O padre Paul Diaper, da Opus Dei, que viajou da paróquia St. Thomas More, em Swiss Cottage, Londres, disse que celebrar uma missa como essa na igreja matriz da Inglaterra foi "muito impressionante, muito comovente".

“Devemos rezar muito pela conversão da Inglaterra", disse ele.

Gavin Ashenden, comentarista católico que, ainda menino, na década de 1970, foi confirmado anglicano na catedral de Canterbury, antes de se tornar vigário anglicano e, posteriormente, ser recebido na Igreja em 2019, disse que jamais poderia imaginar uma missa sendo celebrada ali.

"Ainda estou meio perplexo e absolutamente emocionado", disse ele ao Register.

Catedral construída para a missa

“Há uma presença no episcopado e no sacerdócio católicos”, disse Ashenden. “Os anglicanos, que Deus os abençoe, pegam emprestadas as roupas e parte da coreografia, mas — não sei como dizer de outra forma — há uma autenticidade: essa é a missa católica para a qual a catedral foi construída, é inconfundível e há um senso de congruência curativa”.
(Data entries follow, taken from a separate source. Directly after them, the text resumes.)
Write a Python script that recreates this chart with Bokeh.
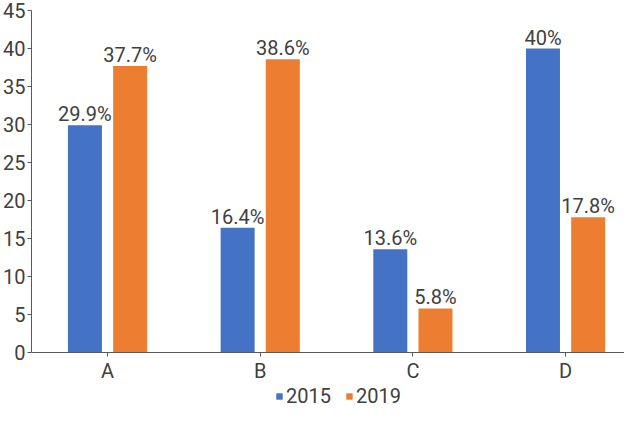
from bokeh.plotting import figure
from bokeh.models import ColumnDataSource, Range1d, FixedTicker, Legend, LegendItem
from bokeh.transform import dodge
from bokeh.core.properties import value
from bokeh.embed import file_html
from bokeh.resources import INLINE

categories = ["A", "B", "C", "D"]
values_2015 = [29.9, 16.4, 13.6, 40]
values_2019 = [37.7, 38.6, 5.8, 17.8]
labels_2015 = ["29.9%", "16.4%", "13.6%", "40%"]
labels_2019 = ["37.7%", "38.6%", "5.8%", "17.8%"]
y_ticks = [0, 5, 10, 15, 20, 25, 30, 35, 40, 45]

BLUE = "#4472C4"
ORANGE = "#ED7D31"
TEXT = "#404040"
AXIS = "#595959"
FONT = "Roboto"

pos = [i + 0.5 for i in range(len(categories))]
src = ColumnDataSource(dict(x=pos, v15=values_2015, v19=values_2019,
                            l15=labels_2015, l19=labels_2019))

p = figure(width=624, height=409, output_backend="svg", toolbar_location=None,
           x_range=Range1d(0.002, 3.886), y_range=Range1d(-7.5, 45),
           min_border_left=0, min_border_right=0, min_border_top=10,
           min_border_bottom=0)
p.outline_line_color = None
p.grid.visible = False
p.background_fill_color = "white"
p.border_fill_color = "white"

W = 0.2227
OFF = 0.148
r1 = p.vbar(x=dodge("x", -OFF, range=p.x_range), top="v15", width=W, bottom=0,
            source=src, fill_color=BLUE, line_color=None)
r2 = p.vbar(x=dodge("x", OFF, range=p.x_range), top="v19", width=W, bottom=0,
            source=src, fill_color=ORANGE, line_color=None)

for col, lab in (("v15", "l15"), ("v19", "l19")):
    off = -OFF if col == "v15" else OFF
    p.text(x=dodge("x", off, range=p.x_range), y=col, text=lab, source=src,
           text_align="center", text_baseline="alphabetic", y_offset=-11,
           text_font=value(FONT), text_font_size="20px", text_color=TEXT)

for ax in (p.xaxis[0], p.yaxis[0]):
    ax.axis_line_color = AXIS
    ax.major_tick_line_color = AXIS
    ax.minor_tick_line_color = None
    ax.major_tick_in = 0
    ax.major_tick_out = 4
    ax.major_label_text_font = FONT
    ax.major_label_text_font_size = "20px"
    ax.major_label_text_color = TEXT

p.yaxis.ticker = FixedTicker(ticks=y_ticks)
p.yaxis.bounds = (0, 45)
p.yaxis.major_label_standoff = 2
p.xaxis.ticker = FixedTicker(ticks=pos)
p.xaxis.major_label_overrides = {x: c for x, c in zip(pos, categories)}
p.xaxis.major_label_standoff = 2
p.xaxis.fixed_location = 0

legend = Legend(items=[LegendItem(label="2015", renderers=[r1]),
                       LegendItem(label="2019", renderers=[r2])],
                orientation="horizontal", location=(244, 1),
                border_line_color=None, background_fill_alpha=0,
                label_text_font=FONT, label_text_font_size="20px",
                label_text_color=TEXT, glyph_width=8, glyph_height=8,
                label_standoff=3, spacing=14, padding=0, margin=0)
p.add_layout(legend, "center")

open("out.html", "w").write(file_html(p, INLINE))
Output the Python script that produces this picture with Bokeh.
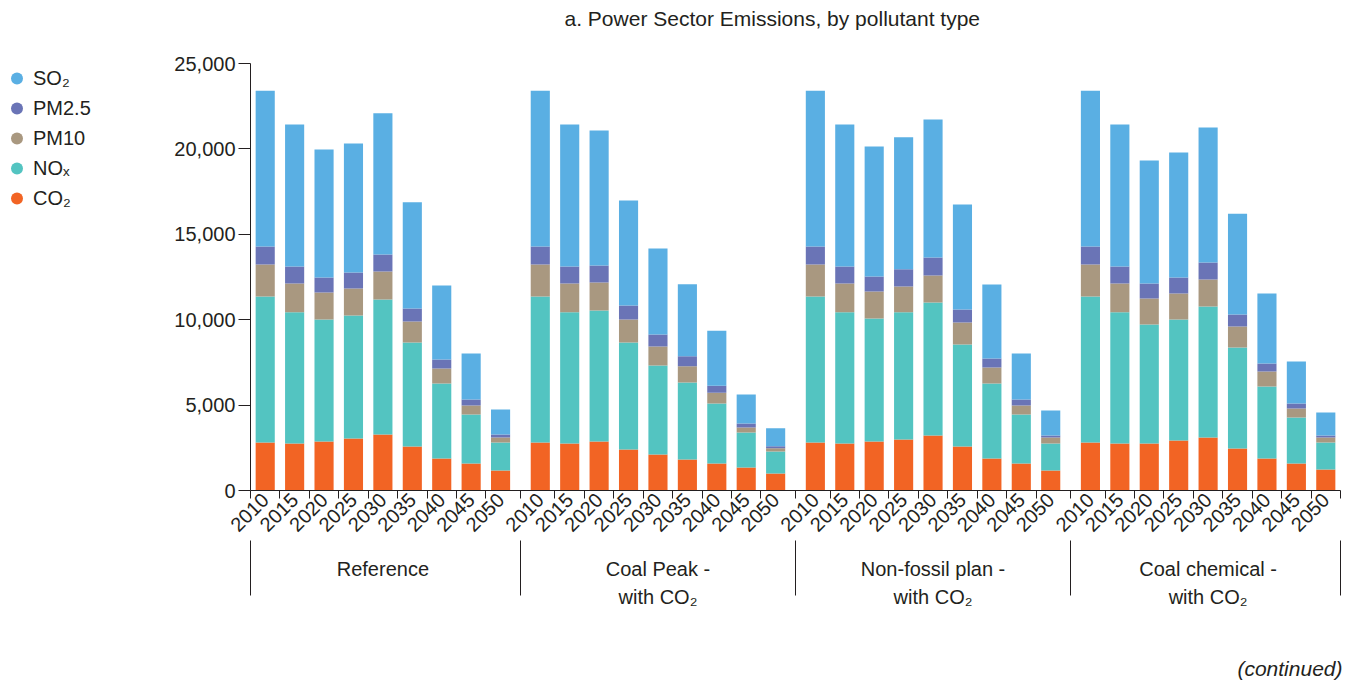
import math
from bokeh.plotting import figure
from bokeh.layouts import row, column
from bokeh.models import (ColumnDataSource, Range1d, LinearAxis, FixedTicker,
                          NumeralTickFormatter, Legend, LegendItem, Label)
from bokeh.embed import file_html
from bokeh.resources import INLINE

# ---------------- data ----------------
title_text = "a. Power Sector Emissions, by pollutant type"
note_text = "(continued)"
scenarios = ["Reference", "Coal Peak -\nwith CO\u2082",
             "Non-fossil plan -\nwith CO\u2082", "Coal chemical -\nwith CO\u2082"]
years = ["2010", "2015", "2020", "2025", "2030", "2035", "2040", "2045", "2050"]

# values per scenario (Reference, Coal Peak, Non-fossil plan, Coal chemical) x year
co2 = [2810, 2750, 2870, 3050, 3280, 2580, 1870, 1580, 1170,
       2810, 2750, 2870, 2400, 2110, 1820, 1580, 1350, 1000,
       2810, 2750, 2870, 2990, 3220, 2580, 1870, 1580, 1170,
       2810, 2750, 2750, 2930, 3100, 2460, 1870, 1580, 1230]
nox = [8550, 7690, 7140, 7200, 7900, 6090, 4390, 2870, 1640,
       8550, 7690, 7670, 6260, 5210, 4510, 3510, 2050, 1290,
       8550, 7690, 7200, 7440, 7790, 5970, 4390, 2870, 1580,
       8550, 7690, 6970, 7080, 7670, 5910, 4220, 2690, 1580]
pm10 = [1870, 1680, 1580, 1580, 1640, 1230, 880, 530, 290,
        1870, 1680, 1640, 1350, 1110, 940, 640, 290, 180,
        1870, 1680, 1580, 1520, 1580, 1290, 940, 530, 350,
        1870, 1680, 1520, 1520, 1580, 1230, 880, 530, 290]
pm25 = [1050, 1000, 880, 940, 1000, 760, 530, 350, 180,
        1050, 1000, 1000, 820, 700, 590, 410, 230, 120,
        1050, 1000, 880, 1000, 1050, 760, 530, 350, 120,
        1050, 1000, 880, 940, 1000, 700, 470, 290, 120]
so2 = [9130, 8310, 7500, 7550, 8260, 6210, 4330, 2690, 1460,
       9130, 8310, 7900, 6150, 5040, 4220, 3220, 1700, 1050,
       9130, 8310, 7610, 7730, 8080, 6150, 4330, 2690, 1460,
       9130, 8310, 7200, 7320, 7910, 5910, 4100, 2460, 1350]

y_ticks = [0, 5000, 10000, 15000, 20000, 25000]

series_keys = ["CO2", "NOx", "PM10", "PM25", "SO2"]          # bottom -> top
series_labels = ["CO\u2082", "NO\u2093", "PM10", "PM2.5", "SO\u2082"]
series_colors = ["#f26424", "#53c4c1", "#a99880", "#6a74b6", "#5aafe3"]

# ---------------- layout in axis units ----------------
CAT = 40
GAP = 14
n_y = len(years)
n_g = len(scenarios)
span = n_y * CAT + GAP
xs = [g * span + i * CAT + CAT // 2 for g in range(n_g) for i in range(n_y)]
x_end = (n_g - 1) * span + n_y * CAT

cat_bounds = [0]
for g in range(n_g):
    for i in range(1, n_y):
        cat_bounds.append(g * span + i * CAT)
    if g < n_g - 1:
        cat_bounds.append(g * span + n_y * CAT + GAP // 2)
cat_bounds.append(x_end)

group_centers = [g * span + n_y * CAT // 2 for g in range(n_g)]
group_bounds = [0] + [g * span + n_y * CAT + GAP // 2 for g in range(n_g - 1)] + [x_end]

src = ColumnDataSource(dict(x=xs, CO2=co2, NOx=nox, PM10=pm10, PM25=pm25, SO2=so2))

TXT = "#231f20"
FONT = "Liberation Sans"
W, H = 1353, 681
LEG_W = 150      # width of the legend strip
TOP_H = 40       # height of the title strip
BOT_H = 30       # height of the note strip
MID_H = H - TOP_H - BOT_H


def blank_fig(width, height, top_border=0):
    f = figure(width=width, height=height, output_backend="svg",
               toolbar_location=None, x_axis_location=None, y_axis_location=None,
               min_border=0, min_border_top=top_border,
               x_range=Range1d(0, width), y_range=Range1d(0, height - top_border))
    f.outline_line_color = None
    f.xgrid.visible = False
    f.ygrid.visible = False
    return f


# ---------------- title strip ----------------
top = blank_fig(W, TOP_H)
top.add_layout(Label(x=564, y=TOP_H - 18, text=title_text, text_align="left",
                     text_baseline="middle", text_font=FONT, text_font_size="21px",
                     text_color=TXT))

# ---------------- note strip ----------------
bot = blank_fig(W, BOT_H)
bot.add_layout(Label(x=1342, y=BOT_H - 17, text=note_text, text_align="right",
                     text_baseline="middle", text_font=FONT, text_font_size="21px",
                     text_font_style="italic", text_color=TXT))

# ---------------- main chart ----------------
p = figure(width=W - LEG_W, height=MID_H,
           x_range=Range1d(0, x_end), y_range=Range1d(y_ticks[0], y_ticks[-1]),
           output_backend="svg", toolbar_location=None,
           x_axis_location=None, y_axis_location=None,
           min_border_left=250 - LEG_W, min_border_right=13,
           min_border_top=63 - TOP_H, min_border_bottom=191 - BOT_H)
p.outline_line_color = None
p.xgrid.visible = False
p.ygrid.visible = False

p.vbar_stack(series_keys, x="x", width=26, fill_color=series_colors,
             line_color=None, source=src)


def style_text(ax):
    ax.major_label_text_font = FONT
    ax.major_label_text_font_size = "20px"
    ax.major_label_text_color = TXT


# y axis
yaxis = LinearAxis(ticker=FixedTicker(ticks=y_ticks),
                   formatter=NumeralTickFormatter(format="0,0"))
yaxis.major_tick_out = 12
yaxis.major_tick_in = 0
yaxis.minor_tick_line_color = None
yaxis.major_label_standoff = 3
yaxis.axis_line_color = TXT
yaxis.major_tick_line_color = TXT
style_text(yaxis)
p.add_layout(yaxis, "left")

# x axis: years (ticks at category boundaries, labels at bar centres)
xaxis = LinearAxis(ticker=FixedTicker(ticks=xs, minor_ticks=cat_bounds))
xaxis.major_label_overrides = {xv: years[k % n_y] for k, xv in enumerate(xs)}
xaxis.major_label_orientation = math.pi / 4
xaxis.major_tick_out = 0
xaxis.major_tick_in = 0
xaxis.minor_tick_out = 8
xaxis.minor_tick_in = 0
xaxis.major_label_standoff = -2
xaxis.axis_line_color = TXT
xaxis.minor_tick_line_color = TXT
style_text(xaxis)
p.add_layout(xaxis, "below")

# x axis: scenario groups (separators at group boundaries)
gaxis = LinearAxis(ticker=FixedTicker(ticks=group_centers, minor_ticks=group_bounds))
gaxis.major_label_overrides = {xv: scenarios[k] for k, xv in enumerate(group_centers)}
gaxis.major_label_orientation = "horizontal"
gaxis.axis_line_color = None
gaxis.major_tick_out = 0
gaxis.major_tick_in = 0
gaxis.minor_tick_out = 55
gaxis.minor_tick_in = 0
gaxis.minor_tick_line_color = TXT
gaxis.major_label_standoff = -38
gaxis.major_label_text_line_height = 1.3
style_text(gaxis)
p.add_layout(gaxis, "below")

# ---------------- legend strip (SO2, PM2.5, PM10, NOx, CO2) ----------------
lf = blank_fig(LEG_W, MID_H, top_border=0)
nan = float("nan")
items = []
for k in reversed(range(len(series_keys))):
    r = lf.scatter(x=[nan], y=[nan], marker="circle", size=15,
                   fill_color=series_colors[k], line_color=None)
    items.append(LegendItem(label=series_labels[k], renderers=[r]))
legend = Legend(items=items, location="top_left",
                padding=0, margin=0, spacing=0, glyph_width=33, glyph_height=30,
                label_standoff=0, label_text_font=FONT, label_text_font_size="20px",
                label_text_color=TXT, border_line_color=None,
                background_fill_alpha=0)
lf.add_layout(legend, "center")

layout = column(top, row(lf, p, spacing=0), bot, spacing=0)
open("out.html", "w").write(file_html(layout, INLINE))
“Foi simplesmente maravilhoso – o lugar, as pessoas, a música, como um pedacinho do Céu”, disse Jack Valero, porta-voz da Opus Dei na Grã-Bretanha. “A Igreja Católica está viva, pertencemos a este país, temos algo realmente importante a dizer. E aqui estamos, no centro do cristianismo nas ilhas Britânicas”.

Ele disse não saber se isso marcava o início de um renascimento, mas disse que mostrava que o coração católico do país "está pulsando" e que a missa era um sinal claro de que, "com tudo o que está acontecendo, há algo muito forte aqui na Igreja Católica”.

“Estamos confiantes", disse também ele.

Falando sobre duas votações recentes na Câmara dos Comuns, uma que descriminalizou o aborto até o nascimento e a outra que permitiu o suicídio assistido, Ashenden, ex-capelão da rainha Elizabeth II, disse que o país está tendo que confrontar novamente "os excessos do Estado". A missa da última segunda-feira, disse ele, não foi, portanto, "só um momento de celebração nostálgica", mas um lembrete de que os antepassados ​​do país tiveram que pagar o preço mais alto para poder praticar a única fé verdadeira. "Era esse caminho e esse princípio que estávamos celebrando esta noite", disse ele.